L’altroieri a Piazzapulita c’era un tizio con la pappagorgia e in stato confusionale che pare risponda al nome di Renzi. Anziché spiegare i 6 milioni e rotti versati alla sua fondazione da decine di imprenditori, molti dei quali beneficiati dai due governi dell’èra renziana, e i 700 mila euro gentilmente prestati per la sua villa dalla madre di un suo finanziatore da lui nominato a Cdp, s’è messo a parlare di me. Come se le perquisizioni e gli avvisi di garanzia ai suoi amici e foraggiatori le avessi disposte io, non i magistrati di Firenze. E come se le cause civili che ci spedisce a mazzi annullassero i mega-conflitti d’interessi che affiorano dalle sue casse. “Con le cause a Travaglio mi pago 3-4 rate della casa.
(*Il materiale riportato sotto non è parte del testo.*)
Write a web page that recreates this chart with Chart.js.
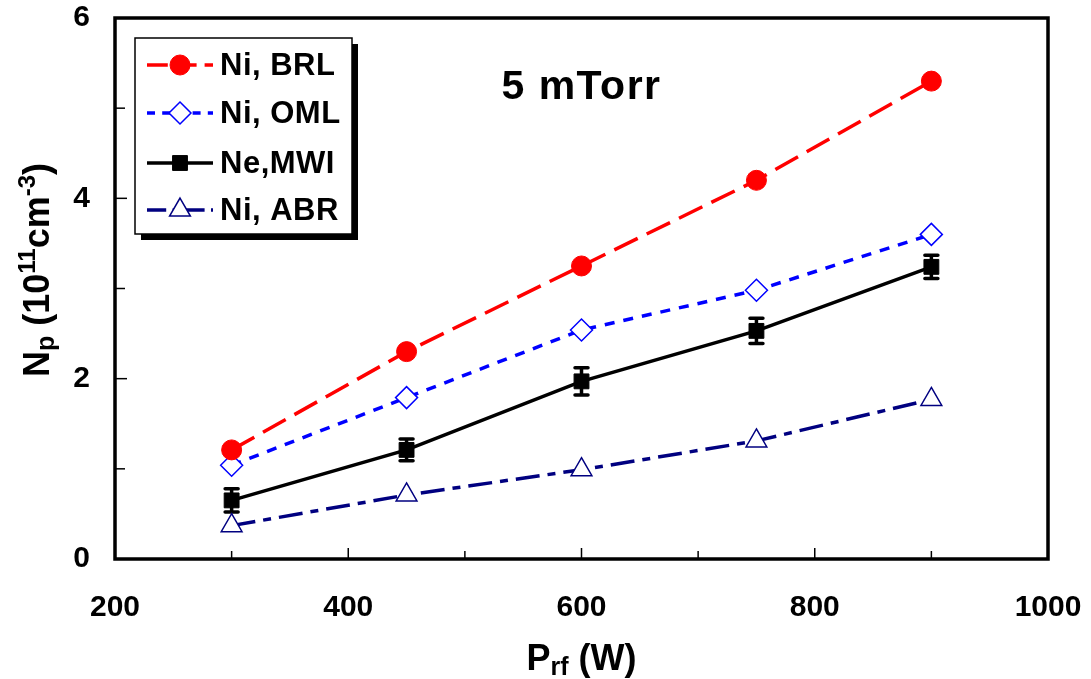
<!DOCTYPE html>
<html>
<head>
<meta charset="utf-8">
<script src="https://cdn.jsdelivr.net/npm/chart.js@4/dist/chart.umd.min.js"></script>
<style>
  html, body { margin: 0; padding: 0; background: #fff; }
  #wrap { width: 1091px; height: 679px; position: relative; }
</style>
</head>
<body>
<div id="wrap"><canvas id="chart"></canvas></div>
<script>
// power (W)
const power = [300, 450, 600, 750, 900];
// densities, 10^11 cm^-3
const niBRL = [1.21, 2.30, 3.25, 4.20, 5.30];
const niOML = [1.04, 1.79, 2.54, 2.98, 3.60];
const neMWI = [0.65, 1.21, 1.97, 2.53, 3.24];
const neMWIerr = [0.13, 0.12, 0.15, 0.14, 0.13];
const niABR = [0.37, 0.71, 0.99, 1.31, 1.77];

const xTicks = [200, 400, 600, 800, 1000];
const yTicks = [0, 2, 4, 6];
const pressureLabel = "5 mTorr";

const FONT = '"Liberation Sans", Arial, sans-serif';

const series = [
  { label: "Ni, BRL", data: niBRL, color: "#ff0000", dash: [26, 10], style: "circle", radius: 10, fill: "#ff0000", bw: 1 },
  { label: "Ni, OML", data: niOML, color: "#0000ff", dash: [10, 9], style: "rectRot", radius: 11, fill: "#ffffff", bw: 1.5 },
  { label: "Ne,MWI", data: neMWI, color: "#000000", dash: [], style: "rect", radius: 10.5, fill: "#000000", bw: 1 },
  { label: "Ni, ABR", data: niABR, color: "#000080", dash: [24, 8, 8, 8], style: "triangle", radius: 12, fill: "#ffffff", bw: 1.5 }
];

function marker(ctx, style, r, x, y) {
  ctx.beginPath();
  if (style === "circle") {
    ctx.arc(x, y, r, 0, Math.PI * 2);
  } else if (style === "rect") {
    const s = r / Math.SQRT2;
    ctx.rect(x - s, y - s, 2 * s, 2 * s);
  } else if (style === "rectRot") {
    ctx.moveTo(x, y - r); ctx.lineTo(x + r, y); ctx.lineTo(x, y + r); ctx.lineTo(x - r, y); ctx.closePath();
  } else if (style === "triangle") {
    ctx.moveTo(x, y - r);
    ctx.lineTo(x + r * Math.cos(Math.PI / 6), y + r / 2);
    ctx.lineTo(x - r * Math.cos(Math.PI / 6), y + r / 2);
    ctx.closePath();
  }
  ctx.fill();
  ctx.stroke();
}

// draws pieces [text, size, baselineShift] in a row, centered on cx
function richText(ctx, parts, cx, cy) {
  let total = 0;
  parts.forEach(p => { ctx.font = "bold " + p[1] + "px " + FONT; total += ctx.measureText(p[0]).width; });
  let x = cx - total / 2;
  ctx.textAlign = "left";
  ctx.textBaseline = "alphabetic";
  parts.forEach(p => {
    ctx.font = "bold " + p[1] + "px " + FONT;
    ctx.fillText(p[0], x, cy + p[2]);
    x += ctx.measureText(p[0]).width;
  });
}

const decor = {
  id: "decor",
  beforeDatasetsDraw(chart) {
    const { ctx, chartArea: a, scales: { x, y } } = chart;
    ctx.save();
    ctx.strokeStyle = "#000";
    // tick marks, pointing inwards
    ctx.lineWidth = 1.5;
    for (let v = 300; v < 1000; v += 100) {
      const px = x.getPixelForValue(v);
      const len = v % 200 === 0 ? 11 : 8;
      ctx.beginPath(); ctx.moveTo(px, a.bottom); ctx.lineTo(px, a.bottom - len); ctx.stroke();
    }
    for (let v = 1; v < 6; v++) {
      const py = y.getPixelForValue(v);
      const len = v % 2 === 0 ? 12 : 10;
      ctx.beginPath(); ctx.moveTo(a.left, py); ctx.lineTo(a.left + len, py); ctx.stroke();
    }
    // frame
    ctx.lineWidth = 3.5;
    ctx.strokeRect(a.left, a.top, a.right - a.left, a.bottom - a.top);

    // error bars on Ne,MWI
    ctx.lineWidth = 3.5;
    ctx.lineCap = "round";
    power.forEach((p, i) => {
      const px = x.getPixelForValue(p);
      const top = y.getPixelForValue(neMWI[i] + neMWIerr[i]);
      const bot = y.getPixelForValue(neMWI[i] - neMWIerr[i]);
      ctx.beginPath();
      ctx.moveTo(px, top); ctx.lineTo(px, bot);
      ctx.moveTo(px - 6.5, top); ctx.lineTo(px + 6.5, top);
      ctx.moveTo(px - 6.5, bot); ctx.lineTo(px + 6.5, bot);
      ctx.stroke();
    });
    ctx.restore();
  },
  afterDraw(chart) {
    const { ctx, chartArea: a } = chart;
    ctx.save();

    // legend box with shadow
    const lx = 135, ly = 38, lw = 217, lh = 196;
    ctx.fillStyle = "#000";
    ctx.fillRect(lx + 6, ly + 6, lw, lh);
    ctx.fillStyle = "#fff";
    ctx.fillRect(lx, ly, lw, lh);
    ctx.strokeStyle = "#000";
    ctx.lineWidth = 1.5;
    ctx.strokeRect(lx, ly, lw, lh);

    const rows = [65, 113, 163, 210];
    series.forEach((s, i) => {
      const ry = rows[i];
      ctx.strokeStyle = s.color;
      ctx.lineWidth = 3.5;
      ctx.setLineDash(s.dash.length ? s.dash.map(d => d * 0.8) : []);
      ctx.beginPath(); ctx.moveTo(147, ry); ctx.lineTo(213, ry); ctx.stroke();
      ctx.setLineDash([]);
      ctx.lineWidth = s.bw;
      ctx.fillStyle = s.fill;
      marker(ctx, s.style, s.radius, 180, ry);
      ctx.fillStyle = "#000";
      ctx.font = "bold 31px " + FONT;
      ctx.letterSpacing = "0.5px";
      ctx.textAlign = "left";
      ctx.textBaseline = "middle";
      ctx.fillText(s.label, 220, ry + 1);
      ctx.letterSpacing = "0px";
    });

    // annotation
    ctx.fillStyle = "#000";
    ctx.font = "bold 41px " + FONT;
    ctx.letterSpacing = "1.5px";
    ctx.textAlign = "center";
    ctx.textBaseline = "alphabetic";
    ctx.fillText(pressureLabel, (a.left + a.right) / 2, 99);
    ctx.letterSpacing = "0px";

    // x title
    richText(ctx, [["P", 36, 0], ["rf", 25, 5], [" (W)", 36, 0]], (a.left + a.right) / 2, 670);

    // y title
    ctx.save();
    ctx.translate(49, 270);
    ctx.rotate(-Math.PI / 2);
    richText(ctx, [["N", 36, 0], ["p", 25, 5], [" (10", 36, 0], ["11", 24, -14], ["cm", 36, 0], ["-3", 24, -14], [")", 36, 0]], 0, 0);
    ctx.restore();

    ctx.restore();
  }
};

function noOverflow(s) {
  s.paddingLeft = 0; s.paddingRight = 0; s.paddingTop = 0; s.paddingBottom = 0;
}

new Chart(document.getElementById("chart"), {
  type: "line",
  data: {
    datasets: series.map(s => ({
      label: s.label,
      data: power.map((p, i) => ({ x: p, y: s.data[i] })),
      borderColor: s.color,
      borderWidth: 3.5,
      borderDash: s.dash,
      tension: 0,
      fill: false,
      pointStyle: s.style,
      pointRadius: s.radius,
      pointHoverRadius: s.radius,
      pointBackgroundColor: s.fill,
      pointBorderColor: s.color,
      pointBorderWidth: s.bw
    }))
  },
  options: {
    responsive: true,
    maintainAspectRatio: false,
    animation: false,
    layout: { padding: { top: 18, right: 43, left: 0, bottom: 0 } },
    plugins: { legend: { display: false }, tooltip: { enabled: false } },
    scales: {
      x: {
        type: "linear",
        min: 200,
        max: 1000,
        afterFit: s => { s.height = 120; noOverflow(s); },
        afterBuildTicks: s => { s.ticks = xTicks.map(v => ({ value: v })); },
        grid: { display: false, drawTicks: false },
        border: { display: false },
        ticks: { padding: 31, color: "#000", font: { family: FONT, size: 30, weight: "bold" }, maxRotation: 0, callback: v => String(v) }
      },
      y: {
        type: "linear",
        min: 0,
        max: 6,
        afterFit: s => { s.width = 115; noOverflow(s); },
        afterBuildTicks: s => { s.ticks = yTicks.map(v => ({ value: v })); },
        grid: { display: false, drawTicks: false },
        border: { display: false },
        ticks: { padding: 25, color: "#000", font: { family: FONT, size: 30, weight: "bold" }, callback: v => String(v) }
      }
    }
  },
  plugins: [decor]
});
</script>
</body>
</html>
La chiamiamo Villa Travaglio, anzi no, porta un po’ sfiga”. Parola di uno che nel 2014 aveva il 40,8% e ora agonizza sotto il 4, insidiato persino da Calenda. “Travaglio mi attacca sulla prescrizione, ma una sentenza dice che ha chiesto la prescrizione! Sono incredibili questi! Doppia morale!”. E qui, a parte la panzana di cui sopra, sfugge la logica del ragionamento, specie da un politico che nel 2015 promise di farla finita con la prescrizione e ora vuole riesumarla. Se puntassi alla prescrizione, dovrei battermi con lui, B., il Pd e la buonanima di Andreotti per ripristinarla, non per abolirla. Invece mi batto per abolirla anche perché so che gli avvocati, pur armati delle migliori intenzioni, devono allungare i processi per salvare i loro clienti, anche se li sanno colpevoli di reati gravi. Ma questi poveracci sono così in malafede da pensare che siano tutti come loro. Omnia munda mundis, omnia Renza Renzi.